Tot het verdriet als een natte dweil in mijn gezicht sloeg en mijn hart uitwrong als een poetshulp met geoefende handen.
De kwaadheid die me de eerste maanden had aangevuurd, had me ook een soort toegangsticket tot contact gegeven. Over mijn boosheid kon ik vertellen, in een vertrouwde opbouw van begin, midden en slot, meestal toewerkend naar een climax van verontwaardiging, wat me instemmende hummetjes van de luisterende partij opleverde.
Toen de kwaadheid wegdeemsterde, bood zich een andere kandidaat-bewoner van mijn systeem aan: verdriet met een grote rugzak van spijt. En daarover had ik heel wat minder ‘deelbare’ verhalen te vertellen. Geen verhalen eigenlijk. Gewoon ‘het is allemaal zo veel’ en ’ik heb nood aan luchtgaatjes in mijn systeem’.

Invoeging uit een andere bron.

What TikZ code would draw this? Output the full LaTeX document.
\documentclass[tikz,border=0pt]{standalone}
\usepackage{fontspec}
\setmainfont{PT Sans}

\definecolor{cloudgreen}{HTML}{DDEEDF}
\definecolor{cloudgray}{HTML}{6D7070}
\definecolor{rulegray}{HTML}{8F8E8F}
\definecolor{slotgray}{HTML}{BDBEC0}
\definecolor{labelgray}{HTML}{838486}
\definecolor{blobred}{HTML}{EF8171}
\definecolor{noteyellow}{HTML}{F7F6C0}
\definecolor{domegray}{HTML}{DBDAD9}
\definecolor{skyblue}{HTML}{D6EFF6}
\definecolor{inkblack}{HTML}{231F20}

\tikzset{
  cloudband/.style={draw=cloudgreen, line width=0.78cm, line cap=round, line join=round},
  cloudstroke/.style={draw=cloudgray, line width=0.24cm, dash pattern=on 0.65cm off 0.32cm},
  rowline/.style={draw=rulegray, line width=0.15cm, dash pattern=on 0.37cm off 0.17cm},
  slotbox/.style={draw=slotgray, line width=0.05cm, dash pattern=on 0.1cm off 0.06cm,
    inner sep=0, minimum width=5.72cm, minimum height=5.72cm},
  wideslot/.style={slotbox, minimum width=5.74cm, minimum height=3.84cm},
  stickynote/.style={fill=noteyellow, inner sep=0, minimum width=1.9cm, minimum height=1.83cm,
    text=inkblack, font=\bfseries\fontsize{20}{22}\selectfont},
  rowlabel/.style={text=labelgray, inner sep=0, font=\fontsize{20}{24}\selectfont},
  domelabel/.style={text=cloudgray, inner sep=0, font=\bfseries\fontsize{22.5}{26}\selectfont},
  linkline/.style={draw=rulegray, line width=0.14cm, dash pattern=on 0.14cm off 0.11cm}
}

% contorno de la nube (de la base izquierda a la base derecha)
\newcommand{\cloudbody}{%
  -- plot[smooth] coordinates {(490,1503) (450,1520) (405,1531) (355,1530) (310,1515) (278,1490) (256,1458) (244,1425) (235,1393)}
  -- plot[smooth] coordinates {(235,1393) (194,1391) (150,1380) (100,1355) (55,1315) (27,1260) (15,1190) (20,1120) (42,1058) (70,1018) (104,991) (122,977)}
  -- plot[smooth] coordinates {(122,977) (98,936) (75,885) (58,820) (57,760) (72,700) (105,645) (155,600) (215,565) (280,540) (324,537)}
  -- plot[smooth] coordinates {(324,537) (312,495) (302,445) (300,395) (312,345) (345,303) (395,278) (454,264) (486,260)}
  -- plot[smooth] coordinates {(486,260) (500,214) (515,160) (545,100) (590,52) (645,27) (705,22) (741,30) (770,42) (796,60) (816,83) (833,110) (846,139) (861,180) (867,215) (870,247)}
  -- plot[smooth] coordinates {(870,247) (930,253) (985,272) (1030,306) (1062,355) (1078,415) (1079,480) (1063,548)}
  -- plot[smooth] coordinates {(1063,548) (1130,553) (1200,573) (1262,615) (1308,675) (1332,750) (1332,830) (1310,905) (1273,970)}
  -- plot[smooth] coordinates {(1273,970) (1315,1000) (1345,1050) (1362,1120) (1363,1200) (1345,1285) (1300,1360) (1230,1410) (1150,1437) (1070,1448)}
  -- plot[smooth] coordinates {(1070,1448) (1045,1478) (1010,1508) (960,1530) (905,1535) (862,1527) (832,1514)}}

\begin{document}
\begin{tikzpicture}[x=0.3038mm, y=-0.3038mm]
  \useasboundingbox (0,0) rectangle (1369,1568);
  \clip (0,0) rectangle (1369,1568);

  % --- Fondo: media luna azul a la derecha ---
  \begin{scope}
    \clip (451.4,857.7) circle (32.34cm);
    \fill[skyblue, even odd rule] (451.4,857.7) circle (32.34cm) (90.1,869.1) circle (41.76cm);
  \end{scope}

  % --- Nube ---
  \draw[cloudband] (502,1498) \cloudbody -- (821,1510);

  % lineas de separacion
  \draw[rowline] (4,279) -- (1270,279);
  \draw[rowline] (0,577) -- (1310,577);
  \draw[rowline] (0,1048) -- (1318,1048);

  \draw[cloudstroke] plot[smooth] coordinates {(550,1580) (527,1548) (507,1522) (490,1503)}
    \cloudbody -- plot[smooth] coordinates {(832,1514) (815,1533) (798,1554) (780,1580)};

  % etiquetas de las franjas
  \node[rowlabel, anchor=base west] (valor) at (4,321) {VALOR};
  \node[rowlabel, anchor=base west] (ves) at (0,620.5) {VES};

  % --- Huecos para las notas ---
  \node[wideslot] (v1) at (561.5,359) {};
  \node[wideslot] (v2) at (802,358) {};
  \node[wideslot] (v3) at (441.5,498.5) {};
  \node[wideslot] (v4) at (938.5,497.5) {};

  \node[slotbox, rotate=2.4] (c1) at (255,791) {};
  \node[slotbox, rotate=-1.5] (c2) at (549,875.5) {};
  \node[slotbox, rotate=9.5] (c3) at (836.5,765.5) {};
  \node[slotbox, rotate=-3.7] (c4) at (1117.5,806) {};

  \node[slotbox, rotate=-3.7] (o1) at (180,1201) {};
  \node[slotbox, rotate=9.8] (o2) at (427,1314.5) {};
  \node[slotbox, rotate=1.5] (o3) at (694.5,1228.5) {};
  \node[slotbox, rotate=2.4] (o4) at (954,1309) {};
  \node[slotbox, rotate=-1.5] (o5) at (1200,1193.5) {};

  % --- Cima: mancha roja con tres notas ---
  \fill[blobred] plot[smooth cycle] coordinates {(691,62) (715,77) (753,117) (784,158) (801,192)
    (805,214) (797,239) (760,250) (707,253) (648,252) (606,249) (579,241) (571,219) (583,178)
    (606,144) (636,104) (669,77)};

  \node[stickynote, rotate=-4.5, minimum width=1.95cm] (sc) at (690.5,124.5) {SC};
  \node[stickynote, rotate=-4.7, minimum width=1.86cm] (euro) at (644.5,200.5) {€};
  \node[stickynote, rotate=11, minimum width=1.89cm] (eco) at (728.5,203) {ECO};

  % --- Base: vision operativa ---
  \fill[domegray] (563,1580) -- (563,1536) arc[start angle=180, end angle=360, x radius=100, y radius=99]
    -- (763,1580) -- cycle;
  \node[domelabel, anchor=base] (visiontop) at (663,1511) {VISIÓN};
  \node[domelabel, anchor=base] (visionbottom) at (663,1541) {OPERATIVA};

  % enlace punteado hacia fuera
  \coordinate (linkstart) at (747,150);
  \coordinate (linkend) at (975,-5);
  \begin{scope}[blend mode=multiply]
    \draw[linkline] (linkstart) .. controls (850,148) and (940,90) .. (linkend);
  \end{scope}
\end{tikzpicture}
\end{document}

"Toen de kwaadheid wegdeemsterde, bood zich een andere kandidaat-bewoner van mijn systeem aan: verdriet met een grote rugzak van spijt"

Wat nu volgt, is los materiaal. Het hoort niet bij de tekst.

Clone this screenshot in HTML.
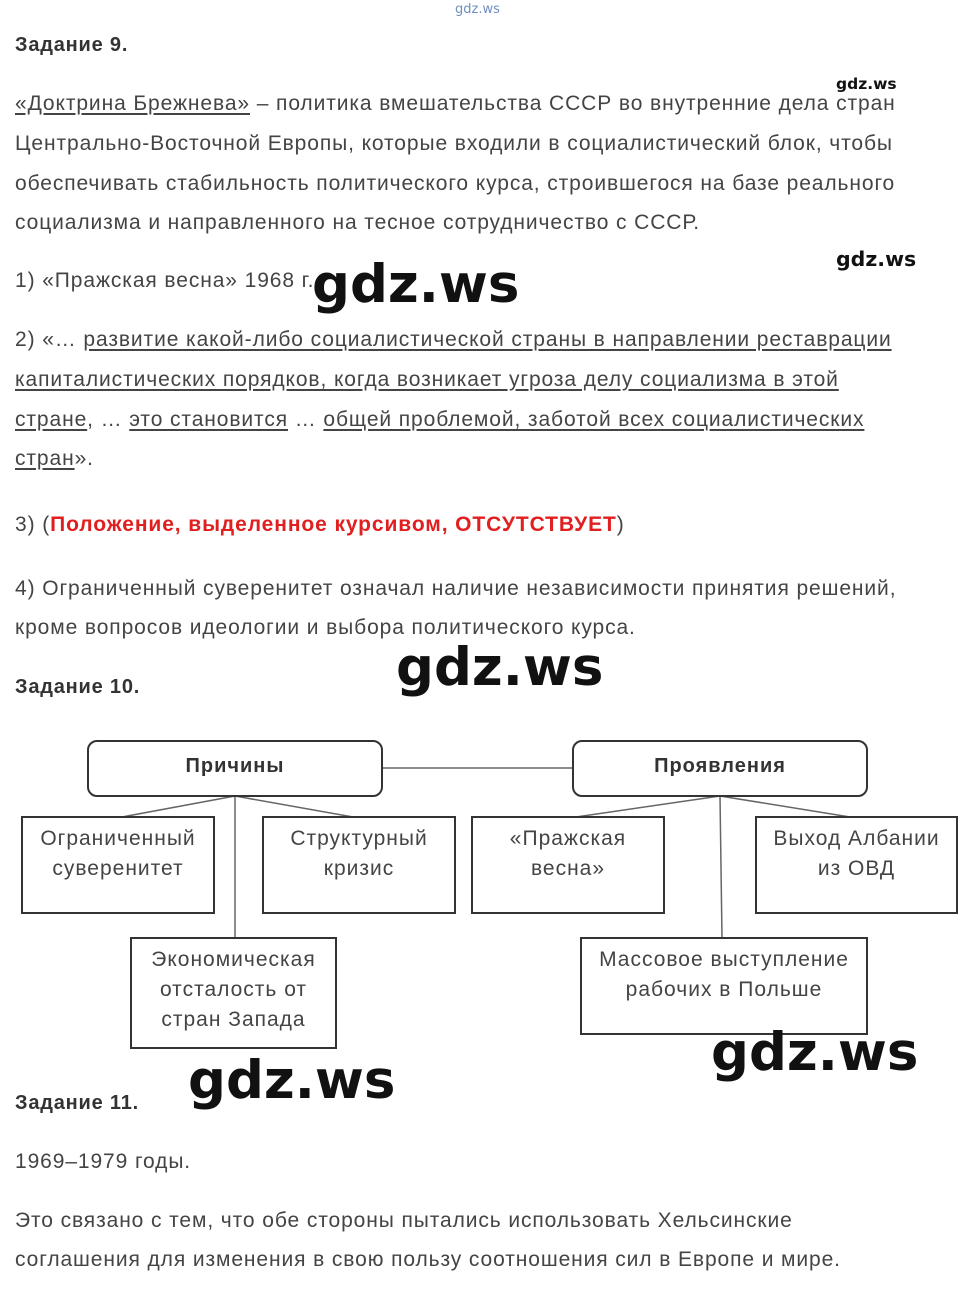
<!DOCTYPE html>
<html><head><meta charset="utf-8">
<style>
body{margin:0;width:966px;height:1292px;background:#fff;position:relative;overflow:hidden;font-family:"Liberation Sans",sans-serif;color:#444}
.t{position:absolute;left:15px;font-size:21px;letter-spacing:0.9px;white-space:nowrap;line-height:24px}
.b{font-weight:bold;font-size:20px;letter-spacing:0.8px;color:#333}
u{text-decoration:underline;text-underline-offset:3px}
.w{position:absolute;font-weight:bold;color:#111;white-space:nowrap;font-family:"DejaVu Sans","Liberation Sans",sans-serif}
.bx{position:absolute;font-size:21px;letter-spacing:1px;text-align:center;line-height:30px;color:#444}
</style></head><body>
<div class="w" style="left:455px;top:2px;font-size:13px;color:#6f8fc0;font-weight:normal">gdz.ws</div>
<div class="t b" style="top:33px">Задание 9.</div>
<div class="w" style="left:836px;top:75px;font-size:15.5px">gdz.ws</div>
<div class="t" style="top:92px"><u>«Доктрина Брежнева»</u> – политика вмешательства СССР во внутренние дела стран</div>
<div class="t" style="top:132px">Центрально-Восточной Европы, которые входили в социалистический блок, чтобы</div>
<div class="t" style="top:172px">обеспечивать стабильность политического курса, строившегося на базе реального</div>
<div class="t" style="top:211px">социализма и направленного на тесное сотрудничество с СССР.</div>
<div class="t" style="top:269px">1) «Пражская весна» 1968 г.</div>
<div class="w" style="left:836px;top:247px;font-size:20.5px">gdz.ws</div>
<div class="w" style="left:312px;top:254px;font-size:53px">gdz.ws</div>
<div class="t" style="top:328px">2) «… <u>развитие какой-либо социалистической страны в направлении реставрации</u></div>
<div class="t" style="top:368px"><u>капиталистических порядков, когда возникает угроза делу социализма в этой</u></div>
<div class="t" style="top:408px"><u>стране</u>, … <u>это становится</u> … <u>общей проблемой, заботой всех социалистических</u></div>
<div class="t" style="top:447px"><u>стран</u>».</div>
<div class="t" style="top:513px">3) (<b style="color:#e02020">Положение, выделенное курсивом, ОТСУТСТВУЕТ</b>)</div>
<div class="t" style="top:577px">4) Ограниченный суверенитет означал наличие независимости принятия решений,</div>
<div class="t" style="top:616px">кроме вопросов идеологии и выбора политического курса.</div>
<div class="t b" style="top:675px">Задание 10.</div>
<div class="w" style="left:396px;top:637px;font-size:53px">gdz.ws</div>
<svg style="position:absolute;left:0;top:0" width="966" height="1292">
<g stroke="#666" stroke-width="1.5" fill="none">
<line x1="382" y1="768" x2="573" y2="768"/>
<line x1="235" y1="796" x2="122" y2="817"/><line x1="235" y1="796" x2="235" y2="938"/><line x1="235" y1="796" x2="353" y2="817"/>
<line x1="720" y1="796" x2="576" y2="817"/><line x1="720" y1="796" x2="722" y2="938"/><line x1="720" y1="796" x2="850" y2="817"/>
</g>
<g stroke="#333" stroke-width="2" fill="#fff">
<rect x="88" y="741" width="294" height="55" rx="9"/><rect x="573" y="741" width="294" height="55" rx="9"/>
<rect x="22" y="817" width="192" height="96"/><rect x="263" y="817" width="192" height="96"/>
<rect x="472" y="817" width="192" height="96"/><rect x="756" y="817" width="201" height="96"/>
<rect x="131" y="938" width="205" height="110"/><rect x="581" y="938" width="286" height="96"/>
</g></svg>
<div class="bx" style="left:88px;top:751px;width:294px;font-weight:bold;color:#333;font-size:20px">Причины</div>
<div class="bx" style="left:573px;top:751px;width:294px;font-weight:bold;color:#333;font-size:20px">Проявления</div>
<div class="bx" style="left:22px;top:824px;width:192px">Ограниченный<br>суверенитет</div>
<div class="bx" style="left:263px;top:824px;width:192px">Структурный<br>кризис</div>
<div class="bx" style="left:472px;top:824px;width:192px">«Пражская<br>весна»</div>
<div class="bx" style="left:756px;top:824px;width:201px">Выход Албании<br>из ОВД</div>
<div class="bx" style="left:131px;top:945px;width:205px">Экономическая<br>отсталость от<br>стран Запада</div>
<div class="bx" style="left:581px;top:945px;width:286px">Массовое выступление<br>рабочих в Польше</div>
<div class="w" style="left:711px;top:1022px;font-size:53px">gdz.ws</div>
<div class="w" style="left:188px;top:1050px;font-size:53px">gdz.ws</div>
<div class="t b" style="top:1091px">Задание 11.</div>
<div class="t" style="top:1150px">1969–1979 годы.</div>
<div class="t" style="top:1209px">Это связано с тем, что обе стороны пытались использовать Хельсинские</div>
<div class="t" style="top:1248px">соглашения для изменения в свою пользу соотношения сил в Европе и мире.</div>
</body></html>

Hoe juist was die laatste zin, besef ik nu.
Want wat er gebeurde, was dat bepaalde overtuigingen in mezelf vonden dat het nu wel welletjes geweest was. En bovendien, bij die gescheiden vriend die zijn kinderen niet meer mag zien van zijn ex kan ik toch niet gaan jammeren dat het soms zo zwaar is om helemaal alleen voor de kinderen te zorgen?
En tegen de vriendin met gezondheidsproblemen kan ik toch niet zeggen dat ik me zorgen maak over mijn hart en mijn conditie, nu ik de vijf kilometer die ik al jaren quasi-fluitend naar mijn werk fiets, slechts met gepuf en gezweet kan afleggen en het rode licht onderweg niet langer vervloek maar bedank als het mij enkele tellen rust gunt? En hoe in godsnaam zou ik nu nog kunnen vertellen dat het soms zo zwaar is aan mijn vriendin van wie de man ongeneeslijk ziek is?
En bovendien, vindt dat stemmetje, moet ik maar eens kijken naar al die slachtoffers van de aardbeving. Die hebben pas echt iets om over te klagen.
"En dus zweeg ik. Ik sloot het klepje van verbinding, dit varkentje zou ik zelf wel wassen."
Nu weet ik: als het ventieltje sluit, wordt het gevaarlijk. Het hele kluwen van emoties en overtuigingen begon, eerst haast onmerkbaar, te gisten en te borrelen. Tot ik op een bepaald punt enkel nog kon zeggen dat ik luchtgaatjes nodig had.
Het hoogtepunt diende zich onlangs aan. Ik had het gevoel op ontploffen te staan (nu weet ik hoe een hogedrukvat zich moet voelen) en keek mezelf ’s avonds aan in de spiegel. Wat zag ik er slecht en oud uit. Hoe durfde ik zelfs met dit gezicht rondlopen en het andere mensen aandoen om daarnaar te moeten kijken? Deze zelfverachting overgoot ik met een sausje van zelfverwijt: het was allemaal mijn eigen schuld dat ik er nu zo uitzag. Ik had maar beter voor mezelf moeten zorgen, wat positiever in het leven moeten staan en meer moeten lachen.
In bed voelde ik hoe de wanden van de zelfdestructieve koker mij meer en meer omknelden. Ik hapte naar adem. Ergens in een uithoek van mijn bewustzijn hoorde ik een stemmetje fluisteren ‘Oei, dit is niet goed. Help.’ Maar meer dan dit opmerken kon ik niet.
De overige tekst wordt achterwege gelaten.